> **Your goal**: Return every line below as is, leaving out the pictures.

> **Supplied material**:
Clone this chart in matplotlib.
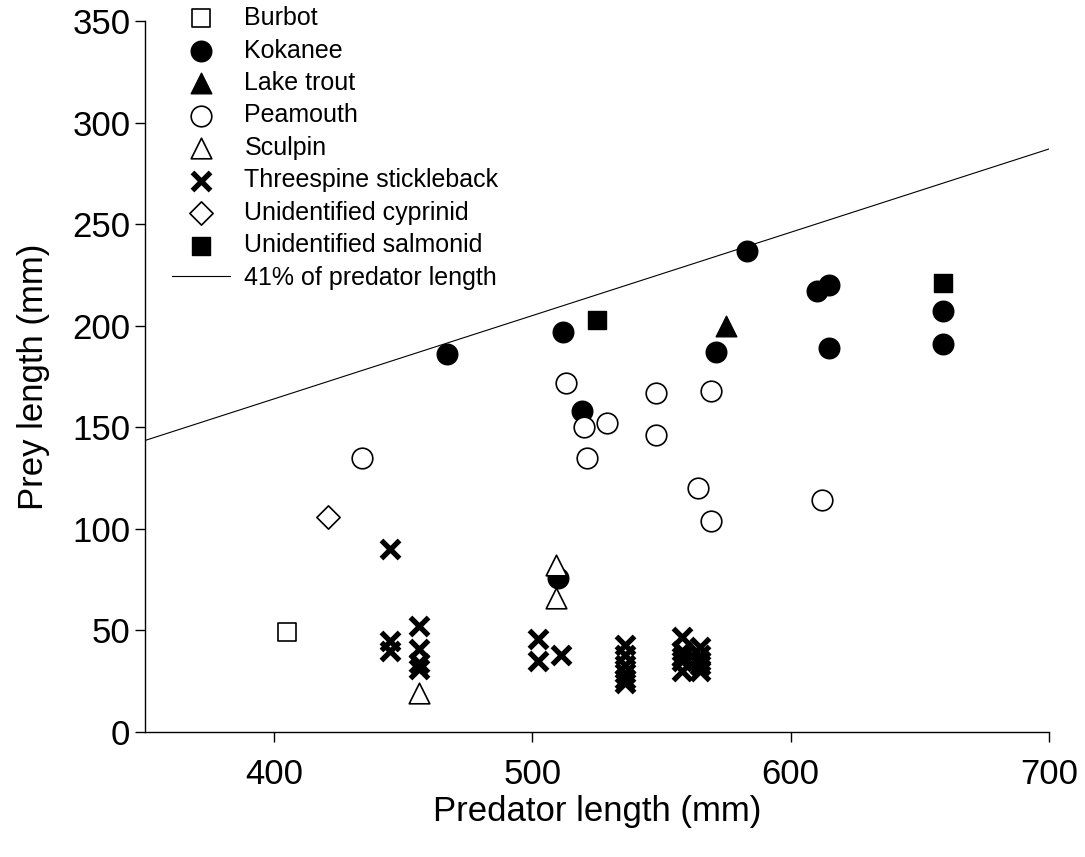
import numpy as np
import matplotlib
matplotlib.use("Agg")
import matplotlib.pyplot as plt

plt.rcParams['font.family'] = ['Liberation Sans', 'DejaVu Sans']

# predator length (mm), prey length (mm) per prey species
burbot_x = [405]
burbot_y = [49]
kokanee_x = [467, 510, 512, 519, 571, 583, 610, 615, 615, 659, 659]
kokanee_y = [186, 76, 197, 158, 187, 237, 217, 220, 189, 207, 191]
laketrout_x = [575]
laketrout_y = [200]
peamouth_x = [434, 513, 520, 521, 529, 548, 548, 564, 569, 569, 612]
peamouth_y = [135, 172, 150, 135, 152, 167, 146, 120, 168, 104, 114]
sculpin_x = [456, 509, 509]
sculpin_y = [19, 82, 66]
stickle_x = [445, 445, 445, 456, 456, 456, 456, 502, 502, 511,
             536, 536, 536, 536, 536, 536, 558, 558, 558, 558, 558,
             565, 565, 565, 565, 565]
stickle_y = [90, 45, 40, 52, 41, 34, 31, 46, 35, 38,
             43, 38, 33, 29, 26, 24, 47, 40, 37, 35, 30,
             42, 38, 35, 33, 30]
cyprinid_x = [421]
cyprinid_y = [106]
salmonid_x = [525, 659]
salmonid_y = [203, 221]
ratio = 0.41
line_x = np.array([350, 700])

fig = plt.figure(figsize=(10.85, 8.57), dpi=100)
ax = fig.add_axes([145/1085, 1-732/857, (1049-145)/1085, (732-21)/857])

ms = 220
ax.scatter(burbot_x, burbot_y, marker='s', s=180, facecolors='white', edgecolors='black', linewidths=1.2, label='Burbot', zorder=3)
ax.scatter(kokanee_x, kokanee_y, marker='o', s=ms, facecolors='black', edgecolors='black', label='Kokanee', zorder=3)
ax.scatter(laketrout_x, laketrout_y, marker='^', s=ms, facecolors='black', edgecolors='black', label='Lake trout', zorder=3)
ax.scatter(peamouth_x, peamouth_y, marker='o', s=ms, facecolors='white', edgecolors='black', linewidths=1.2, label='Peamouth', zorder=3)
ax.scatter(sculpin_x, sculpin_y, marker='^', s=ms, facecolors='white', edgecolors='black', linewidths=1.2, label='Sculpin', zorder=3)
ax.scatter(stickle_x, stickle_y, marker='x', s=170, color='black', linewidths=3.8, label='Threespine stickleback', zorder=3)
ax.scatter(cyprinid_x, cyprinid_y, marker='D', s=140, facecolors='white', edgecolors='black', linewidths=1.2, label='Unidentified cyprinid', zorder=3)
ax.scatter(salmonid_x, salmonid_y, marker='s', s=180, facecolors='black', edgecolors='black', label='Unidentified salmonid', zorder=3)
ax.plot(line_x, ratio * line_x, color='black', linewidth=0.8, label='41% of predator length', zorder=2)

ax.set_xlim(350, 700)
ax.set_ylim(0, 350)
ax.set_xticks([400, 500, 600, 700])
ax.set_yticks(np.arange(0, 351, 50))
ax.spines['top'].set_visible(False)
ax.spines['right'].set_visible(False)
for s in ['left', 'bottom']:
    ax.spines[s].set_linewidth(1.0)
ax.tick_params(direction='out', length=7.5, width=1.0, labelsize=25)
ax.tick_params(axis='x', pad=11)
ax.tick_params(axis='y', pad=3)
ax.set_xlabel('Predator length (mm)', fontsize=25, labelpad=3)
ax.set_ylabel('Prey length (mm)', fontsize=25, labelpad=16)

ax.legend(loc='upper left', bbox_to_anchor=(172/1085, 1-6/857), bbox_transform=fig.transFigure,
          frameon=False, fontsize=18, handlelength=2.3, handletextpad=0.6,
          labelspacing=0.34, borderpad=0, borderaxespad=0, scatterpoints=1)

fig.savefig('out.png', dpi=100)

> **Answer to the problem**:
Clone this chart in matplotlib.
import numpy as np
import matplotlib
matplotlib.use("Agg")
import matplotlib.pyplot as plt

plt.rcParams['font.family'] = ['Liberation Sans', 'DejaVu Sans']

# predator length (mm), prey length (mm) per prey species
burbot_x = [405]
burbot_y = [49]
kokanee_x = [467, 510, 512, 519, 571, 583, 610, 615, 615, 659, 659]
kokanee_y = [186, 76, 197, 158, 187, 237, 217, 220, 189, 207, 191]
laketrout_x = [575]
laketrout_y = [200]
peamouth_x = [434, 513, 520, 521, 529, 548, 548, 564, 569, 569, 612]
peamouth_y = [135, 172, 150, 135, 152, 167, 146, 120, 168, 104, 114]
sculpin_x = [456, 509, 509]
sculpin_y = [19, 82, 66]
stickle_x = [445, 445, 445, 456, 456, 456, 456, 502, 502, 511,
             536, 536, 536, 536, 536, 536, 558, 558, 558, 558, 558,
             565, 565, 565, 565, 565]
stickle_y = [90, 45, 40, 52, 41, 34, 31, 46, 35, 38,
             43, 38, 33, 29, 26, 24, 47, 40, 37, 35, 30,
             42, 38, 35, 33, 30]
cyprinid_x = [421]
cyprinid_y = [106]
salmonid_x = [525, 659]
salmonid_y = [203, 221]
ratio = 0.41
line_x = np.array([350, 700])

fig = plt.figure(figsize=(10.85, 8.57), dpi=100)
ax = fig.add_axes([145/1085, 1-732/857, (1049-145)/1085, (732-21)/857])

ms = 220
ax.scatter(burbot_x, burbot_y, marker='s', s=180, facecolors='white', edgecolors='black', linewidths=1.2, label='Burbot', zorder=3)
ax.scatter(kokanee_x, kokanee_y, marker='o', s=ms, facecolors='black', edgecolors='black', label='Kokanee', zorder=3)
ax.scatter(laketrout_x, laketrout_y, marker='^', s=ms, facecolors='black', edgecolors='black', label='Lake trout', zorder=3)
ax.scatter(peamouth_x, peamouth_y, marker='o', s=ms, facecolors='white', edgecolors='black', linewidths=1.2, label='Peamouth', zorder=3)
ax.scatter(sculpin_x, sculpin_y, marker='^', s=ms, facecolors='white', edgecolors='black', linewidths=1.2, label='Sculpin', zorder=3)
ax.scatter(stickle_x, stickle_y, marker='x', s=170, color='black', linewidths=3.8, label='Threespine stickleback', zorder=3)
ax.scatter(cyprinid_x, cyprinid_y, marker='D', s=140, facecolors='white', edgecolors='black', linewidths=1.2, label='Unidentified cyprinid', zorder=3)
ax.scatter(salmonid_x, salmonid_y, marker='s', s=180, facecolors='black', edgecolors='black', label='Unidentified salmonid', zorder=3)
ax.plot(line_x, ratio * line_x, color='black', linewidth=0.8, label='41% of predator length', zorder=2)

ax.set_xlim(350, 700)
ax.set_ylim(0, 350)
ax.set_xticks([400, 500, 600, 700])
ax.set_yticks(np.arange(0, 351, 50))
ax.spines['top'].set_visible(False)
ax.spines['right'].set_visible(False)
for s in ['left', 'bottom']:
    ax.spines[s].set_linewidth(1.0)
ax.tick_params(direction='out', length=7.5, width=1.0, labelsize=25)
ax.tick_params(axis='x', pad=11)
ax.tick_params(axis='y', pad=3)
ax.set_xlabel('Predator length (mm)', fontsize=25, labelpad=3)
ax.set_ylabel('Prey length (mm)', fontsize=25, labelpad=16)

ax.legend(loc='upper left', bbox_to_anchor=(172/1085, 1-6/857), bbox_transform=fig.transFigure,
          frameon=False, fontsize=18, handlelength=2.3, handletextpad=0.6,
          labelspacing=0.34, borderpad=0, borderaxespad=0, scatterpoints=1)

fig.savefig('out.png', dpi=100)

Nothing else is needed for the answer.